For integer array indexing (and likewise np.take) another effect will be visible: cache locality. The indices in your case are randomly distributed, so your computer has to do a lot of "RAM" to "processor cache" loads because it's very unlikely two indices will be near to each other.
Compare this:
idx = np.random.randint(0, 1000000, size=int(1000000/5))
%timeit x[idx]
# 15.6 ms ± 703 µs per loop (mean ± std. dev. of 7 runs, 100 loops each)
idx = np.random.randint(0, 1000000, size=int(1000000/5))
idx = np.sort(idx) # sort them
%timeit x[idx]
# 4.33 ms ± 366 µs per loop (mean ± std. dev. of 7 runs, 100 loops each)
By sorting the indices the chances immensely increased that the next value will already be in the cache and this can lead to huge speedups. That's a very important factor if you know that the indices will be sorted (for example if they were created by np.where they are sorted, which makes the result of np.where especially efficient for indexing).
So, it's not like integer array indexing is slower for small arrays and faster for large arrays it depends on much more factors.
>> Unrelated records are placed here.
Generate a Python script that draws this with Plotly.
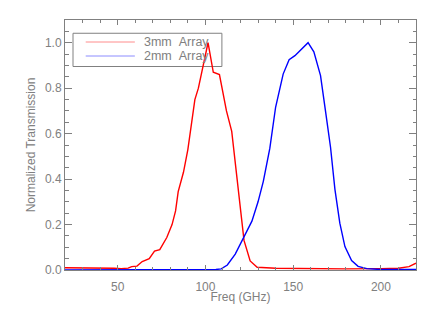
import plotly.graph_objects as go

red_x = [20, 30, 40, 48, 52, 56, 58, 61, 64, 68, 71, 74, 78, 81, 83, 84.5, 87.5, 90, 94, 96,
         101.5, 104.5, 108, 112, 115, 118, 122, 125.5, 129.5, 140, 160, 180, 200, 210, 216, 220]
red_y = [0.01, 0.01, 0.01, 0.008, 0.006, 0.008, 0.015, 0.017, 0.037, 0.05, 0.083, 0.09, 0.143,
         0.2, 0.26, 0.345, 0.43, 0.53, 0.75, 0.8, 1.0, 0.87, 0.86, 0.7, 0.61, 0.4, 0.13, 0.04,
         0.012, 0.008, 0.006, 0.005, 0.006, 0.008, 0.015, 0.03]

blue_x = [20, 60, 100, 106, 109, 112.5, 117, 121.5, 126.5, 130, 133, 136.7, 140, 144.3, 147.7,
          151, 158.5, 161.8, 165.6, 168.6, 171.3, 173.8, 176.6, 179.5, 183.3, 187, 192, 200, 210, 220]
blue_y = [0, 0, 0, 0.002, 0.005, 0.022, 0.07, 0.14, 0.215, 0.3, 0.39, 0.535, 0.716, 0.862, 0.925,
          0.943, 1.0, 0.96, 0.855, 0.69, 0.54, 0.355, 0.206, 0.103, 0.042, 0.016, 0.006, 0.002, 0.001, 0.002]

names = ["3mm\u00a0\u00a0Array", "2mm\u00a0\u00a0Array"]
legend_colors = ["#ff8c8c", "#8c8cff"]

gray = "#808080"
fam = "Liberation Sans, Arial, sans-serif"
font = dict(family=fam, size=12, color=gray)

fig = go.Figure()
fig.add_trace(go.Scatter(x=red_x, y=red_y, mode="lines", line=dict(color="#ff0000", width=1.4),
                         showlegend=False))
fig.add_trace(go.Scatter(x=blue_x, y=blue_y, mode="lines", line=dict(color="#0000ff", width=1.4),
                         showlegend=False))

axis_common = dict(showgrid=False, zeroline=False, showline=True, linecolor=gray, linewidth=1,
                   mirror="ticks", ticks="inside", tickcolor=gray, tickfont=font,
                   automargin=False)

fig.update_xaxes(range=[20, 220], tickvals=[50, 100, 150, 200], ticklen=5,
                 ticklabelstandoff=6,
                 minor=dict(dtick=10, tick0=0, ticks="inside", ticklen=3, tickcolor=gray),
                 title=dict(text="Freq (GHz)", font=font, standoff=2), **axis_common)
fig.update_yaxes(range=[0, 1.1], tickvals=[0, 0.2, 0.4, 0.6, 0.8, 1.0], tickformat=".1f",
                 ticklen=7,
                 minor=dict(dtick=0.05, tick0=0, ticks="inside", ticklen=3.5, tickcolor=gray),
                 title=dict(text="Normalized Transmission", font=font, standoff=6),
                 **axis_common)

# manual legend box (paper coordinates)
fig.add_shape(type="rect", xref="paper", yref="paper", x0=0.0228, x1=0.447, y0=0.814, y1=0.947,
              line=dict(color=gray, width=1), fillcolor="white", layer="below")
for i, (nm, col) in enumerate(zip(names, legend_colors)):
    yy = 0.912 - i * 0.056
    fig.add_shape(type="line", xref="paper", yref="paper", x0=0.059, x1=0.199, y0=yy, y1=yy,
                  line=dict(color=col, width=1))
    fig.add_annotation(xref="paper", yref="paper", x=0.222, y=yy, text=nm, showarrow=False,
                       xanchor="left", yanchor="middle", borderpad=0,
                       font=dict(family=fam, size=12.5, color=gray))

fig.update_layout(
    width=420, height=296,
    margin=dict(l=57, r=12, t=12, b=34, autoexpand=False),
    paper_bgcolor="white", plot_bgcolor="white",
    font=font, showlegend=False,
)

fig.write_html("out.html")
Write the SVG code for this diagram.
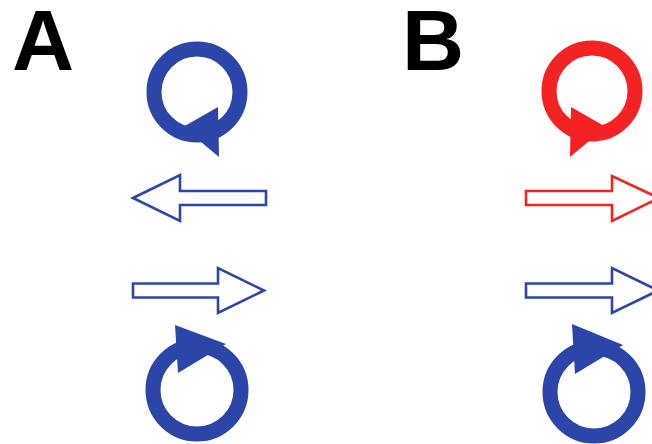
<svg xmlns="http://www.w3.org/2000/svg" width="652" height="444" viewBox="0 0 652 444">
<style>
.lbl{font-family:"Liberation Sans",Arial,sans-serif;font-weight:bold;font-size:86px;fill:#000}
.ringB{fill:none;stroke:#2b45a8;stroke-width:15}
.ringR{fill:none;stroke:#f42222;stroke-width:15}
.headB{fill:#2b45a8}
.headR{fill:#f42222}
.outB{fill:#fff;stroke:#2b45a8;stroke-width:2.6;stroke-linejoin:miter}
.outR{fill:#fff;stroke:#f42222;stroke-width:2.6;stroke-linejoin:miter}
</style>
<rect width="652" height="444" fill="#fff"/>
<g id="label-A"><text class="lbl" x="12" y="70">A</text></g>
<g id="label-B"><text class="lbl" x="402" y="70">B</text></g>

<g id="A-top-cycle">
  <circle class="ringB" cx="197" cy="92" r="43"/>
  <polygon class="headB" points="218,107 219,157 183,127"/>
</g>
<g id="A-bottom-cycle">
  <circle class="ringB" cx="197" cy="390" r="44"/>
  <polygon class="headB" points="175,325 226,344 178,373"/>
</g>
<g id="B-top-cycle">
  <circle class="ringR" cx="592" cy="91" r="43"/>
  <polygon class="headR" points="571,107 570,157 606,127"/>
</g>
<g id="B-bottom-cycle">
  <circle class="ringB" cx="594" cy="392" r="44"/>
  <polygon class="headB" points="572,324 623,345 575,374"/>
</g>

<g id="connectors">
  <polygon class="outB" points="133,198 180,175 180,191 266,191 266,205 180,205 180,221"/>
  <polygon class="outB" points="133,283.5 218,283.5 218,268 264,290.5 218,313 218,297.5 133,297.5"/>
  <polygon class="outR" points="526,191 612,191 612,176 659,198 612,221 612,205 526,205"/>
  <polygon class="outB" points="526,283.5 612,283.5 612,268 658,290.5 612,313 612,297.5 526,297.5"/>
</g>
</svg>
Both do have their use-cases and depending on the circumstances one might be (considerably) faster than the other.
Let me also talk a bit about the numba functions. First some general statements:
cache won't make a difference, it just avoids recompiling the function. In interactive environments this is essentially useless. It's faster if you would package the functions in a module though.
nogil by itself won't provide any speed boost. It will be faster if it's called in different threads because each function execution can release the GIL and then multiple calls can run in parallel.
Otherwise I don't know how numba effectivly implements these functions, however when you use NumPy features in numba it could be slower or faster - but even if it's faster it won't be much faster (except maybe for small arrays). Because if it could be made faster the NumPy developers would also implement it. My rule of thumb is: If you can do it (vectorized) with NumPy don't bother with numba. Only if you can't do it with vectorized NumPy functions or NumPy would use too many temporary arrays then numba will shine!